Required work:
Leave out the pictures and retype only the lines from the opening line to the line that holds "Baseline Engine (6-20)</text>", both ends included.

Recorded data:
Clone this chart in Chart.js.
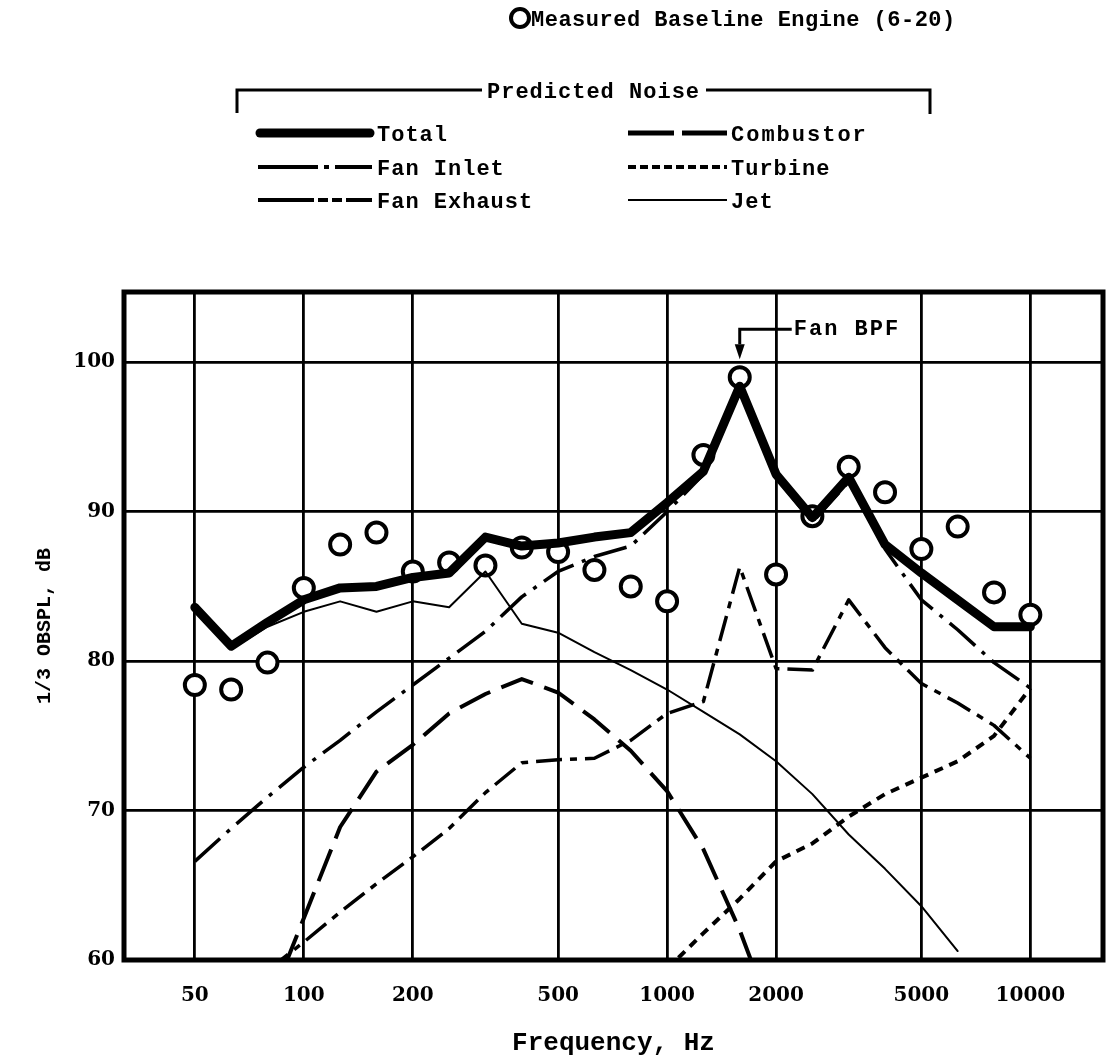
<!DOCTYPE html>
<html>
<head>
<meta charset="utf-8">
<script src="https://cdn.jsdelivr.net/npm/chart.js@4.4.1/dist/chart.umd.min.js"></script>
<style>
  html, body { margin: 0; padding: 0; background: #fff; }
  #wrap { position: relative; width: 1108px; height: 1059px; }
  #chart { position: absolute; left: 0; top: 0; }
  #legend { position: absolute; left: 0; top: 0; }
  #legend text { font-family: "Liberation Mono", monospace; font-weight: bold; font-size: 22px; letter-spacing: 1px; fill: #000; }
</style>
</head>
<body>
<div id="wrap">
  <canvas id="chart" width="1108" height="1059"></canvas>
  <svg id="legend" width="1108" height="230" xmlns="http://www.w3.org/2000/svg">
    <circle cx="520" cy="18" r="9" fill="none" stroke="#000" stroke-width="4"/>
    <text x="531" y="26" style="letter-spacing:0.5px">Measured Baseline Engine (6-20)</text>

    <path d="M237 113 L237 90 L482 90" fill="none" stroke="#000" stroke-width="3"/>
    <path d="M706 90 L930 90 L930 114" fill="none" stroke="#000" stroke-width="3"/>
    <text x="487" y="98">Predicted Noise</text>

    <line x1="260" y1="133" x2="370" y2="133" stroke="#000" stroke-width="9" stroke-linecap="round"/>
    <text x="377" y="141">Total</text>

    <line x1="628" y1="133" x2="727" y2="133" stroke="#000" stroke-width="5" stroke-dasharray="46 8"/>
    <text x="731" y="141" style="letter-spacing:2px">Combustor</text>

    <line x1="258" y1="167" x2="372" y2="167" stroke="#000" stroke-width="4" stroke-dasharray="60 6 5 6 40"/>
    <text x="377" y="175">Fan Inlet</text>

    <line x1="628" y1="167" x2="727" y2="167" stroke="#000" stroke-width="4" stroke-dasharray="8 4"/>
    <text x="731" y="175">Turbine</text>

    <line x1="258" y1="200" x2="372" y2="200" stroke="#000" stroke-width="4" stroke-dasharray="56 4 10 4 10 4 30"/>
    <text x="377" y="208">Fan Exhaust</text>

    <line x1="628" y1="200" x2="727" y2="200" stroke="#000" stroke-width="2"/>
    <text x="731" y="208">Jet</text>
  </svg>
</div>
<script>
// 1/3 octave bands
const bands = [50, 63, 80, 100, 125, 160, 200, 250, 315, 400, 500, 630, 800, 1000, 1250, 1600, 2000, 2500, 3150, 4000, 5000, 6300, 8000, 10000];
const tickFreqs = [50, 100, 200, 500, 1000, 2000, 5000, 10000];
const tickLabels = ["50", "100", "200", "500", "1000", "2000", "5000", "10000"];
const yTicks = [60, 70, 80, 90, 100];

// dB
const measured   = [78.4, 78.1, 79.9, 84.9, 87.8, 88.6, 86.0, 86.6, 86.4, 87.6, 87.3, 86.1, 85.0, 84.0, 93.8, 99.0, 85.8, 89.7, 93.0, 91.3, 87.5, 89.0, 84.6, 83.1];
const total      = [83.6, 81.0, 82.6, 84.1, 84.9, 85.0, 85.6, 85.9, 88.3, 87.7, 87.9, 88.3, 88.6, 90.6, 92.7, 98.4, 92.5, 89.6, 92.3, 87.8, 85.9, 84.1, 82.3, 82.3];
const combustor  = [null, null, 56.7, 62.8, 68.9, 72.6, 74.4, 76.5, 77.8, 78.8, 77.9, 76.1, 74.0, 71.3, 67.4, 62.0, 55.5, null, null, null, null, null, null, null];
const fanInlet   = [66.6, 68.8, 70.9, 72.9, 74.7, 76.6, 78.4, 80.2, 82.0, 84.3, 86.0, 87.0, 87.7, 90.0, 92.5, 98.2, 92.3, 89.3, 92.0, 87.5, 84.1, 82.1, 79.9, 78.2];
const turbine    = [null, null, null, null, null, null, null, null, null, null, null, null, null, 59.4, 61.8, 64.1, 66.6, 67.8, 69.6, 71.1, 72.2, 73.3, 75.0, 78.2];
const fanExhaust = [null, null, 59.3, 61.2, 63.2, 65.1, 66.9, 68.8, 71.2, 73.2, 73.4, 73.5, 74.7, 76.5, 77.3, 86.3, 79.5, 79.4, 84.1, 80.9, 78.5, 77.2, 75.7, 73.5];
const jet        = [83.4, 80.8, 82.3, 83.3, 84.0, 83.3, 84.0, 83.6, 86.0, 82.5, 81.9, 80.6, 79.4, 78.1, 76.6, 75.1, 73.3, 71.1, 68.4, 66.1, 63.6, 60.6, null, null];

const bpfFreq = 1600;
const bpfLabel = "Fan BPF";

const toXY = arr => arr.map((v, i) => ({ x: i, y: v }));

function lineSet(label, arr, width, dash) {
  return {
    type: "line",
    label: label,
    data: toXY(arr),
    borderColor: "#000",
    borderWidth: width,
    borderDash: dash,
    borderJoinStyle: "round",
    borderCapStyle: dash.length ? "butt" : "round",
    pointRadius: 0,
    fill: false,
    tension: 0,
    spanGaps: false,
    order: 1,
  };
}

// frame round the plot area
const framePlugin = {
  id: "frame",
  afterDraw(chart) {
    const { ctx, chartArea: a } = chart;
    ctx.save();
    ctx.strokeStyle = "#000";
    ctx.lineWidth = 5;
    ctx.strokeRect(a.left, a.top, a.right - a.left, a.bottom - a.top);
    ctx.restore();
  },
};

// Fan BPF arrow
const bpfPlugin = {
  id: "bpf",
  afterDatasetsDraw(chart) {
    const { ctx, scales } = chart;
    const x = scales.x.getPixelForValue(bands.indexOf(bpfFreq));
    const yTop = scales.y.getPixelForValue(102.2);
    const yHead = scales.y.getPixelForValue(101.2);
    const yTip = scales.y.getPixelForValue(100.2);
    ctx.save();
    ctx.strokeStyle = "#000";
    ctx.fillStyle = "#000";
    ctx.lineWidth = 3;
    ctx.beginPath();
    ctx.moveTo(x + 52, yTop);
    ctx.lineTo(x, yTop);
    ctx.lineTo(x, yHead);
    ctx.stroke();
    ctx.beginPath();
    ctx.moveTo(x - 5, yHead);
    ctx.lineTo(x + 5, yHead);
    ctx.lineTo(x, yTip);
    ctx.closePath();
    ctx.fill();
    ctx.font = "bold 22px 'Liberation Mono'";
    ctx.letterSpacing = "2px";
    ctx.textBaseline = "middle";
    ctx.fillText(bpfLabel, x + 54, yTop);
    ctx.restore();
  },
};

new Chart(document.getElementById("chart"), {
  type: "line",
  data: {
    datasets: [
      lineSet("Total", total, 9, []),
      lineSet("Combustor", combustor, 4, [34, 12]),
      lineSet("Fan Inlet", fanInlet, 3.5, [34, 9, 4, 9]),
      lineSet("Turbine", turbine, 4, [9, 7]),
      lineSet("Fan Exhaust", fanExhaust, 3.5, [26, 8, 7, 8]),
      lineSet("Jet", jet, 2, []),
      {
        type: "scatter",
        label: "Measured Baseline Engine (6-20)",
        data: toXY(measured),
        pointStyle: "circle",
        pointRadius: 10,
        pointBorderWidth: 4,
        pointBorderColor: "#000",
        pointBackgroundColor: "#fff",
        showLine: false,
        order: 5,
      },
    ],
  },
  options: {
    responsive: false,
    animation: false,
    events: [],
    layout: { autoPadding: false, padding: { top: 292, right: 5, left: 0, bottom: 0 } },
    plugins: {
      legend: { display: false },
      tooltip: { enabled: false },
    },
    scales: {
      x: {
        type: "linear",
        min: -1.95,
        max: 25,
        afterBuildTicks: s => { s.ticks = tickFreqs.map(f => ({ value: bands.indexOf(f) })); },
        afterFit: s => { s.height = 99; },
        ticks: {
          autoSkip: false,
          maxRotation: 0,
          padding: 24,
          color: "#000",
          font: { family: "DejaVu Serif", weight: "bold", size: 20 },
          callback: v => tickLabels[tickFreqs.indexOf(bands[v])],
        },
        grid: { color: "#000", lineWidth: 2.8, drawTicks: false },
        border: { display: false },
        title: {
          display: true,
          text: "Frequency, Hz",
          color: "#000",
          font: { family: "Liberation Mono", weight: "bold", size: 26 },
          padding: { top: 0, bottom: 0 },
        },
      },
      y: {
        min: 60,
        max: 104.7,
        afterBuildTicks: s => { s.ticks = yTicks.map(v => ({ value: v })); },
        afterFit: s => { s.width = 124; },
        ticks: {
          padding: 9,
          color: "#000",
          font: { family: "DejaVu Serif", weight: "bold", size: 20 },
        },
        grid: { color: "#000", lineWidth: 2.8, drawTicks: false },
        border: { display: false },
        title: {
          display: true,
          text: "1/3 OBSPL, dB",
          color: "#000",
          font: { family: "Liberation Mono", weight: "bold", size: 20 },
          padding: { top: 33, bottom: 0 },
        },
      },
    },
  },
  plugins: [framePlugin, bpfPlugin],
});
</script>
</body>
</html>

Exercise answer:
Clone this chart in Chart.js.
<!DOCTYPE html>
<html>
<head>
<meta charset="utf-8">
<script src="https://cdn.jsdelivr.net/npm/chart.js@4.4.1/dist/chart.umd.min.js"></script>
<style>
  html, body { margin: 0; padding: 0; background: #fff; }
  #wrap { position: relative; width: 1108px; height: 1059px; }
  #chart { position: absolute; left: 0; top: 0; }
  #legend { position: absolute; left: 0; top: 0; }
  #legend text { font-family: "Liberation Mono", monospace; font-weight: bold; font-size: 22px; letter-spacing: 1px; fill: #000; }
</style>
</head>
<body>
<div id="wrap">
  <canvas id="chart" width="1108" height="1059"></canvas>
  <svg id="legend" width="1108" height="230" xmlns="http://www.w3.org/2000/svg">
    <circle cx="520" cy="18" r="9" fill="none" stroke="#000" stroke-width="4"/>
    <text x="531" y="26" style="letter-spacing:0.5px">Measured Baseline Engine (6-20)</text>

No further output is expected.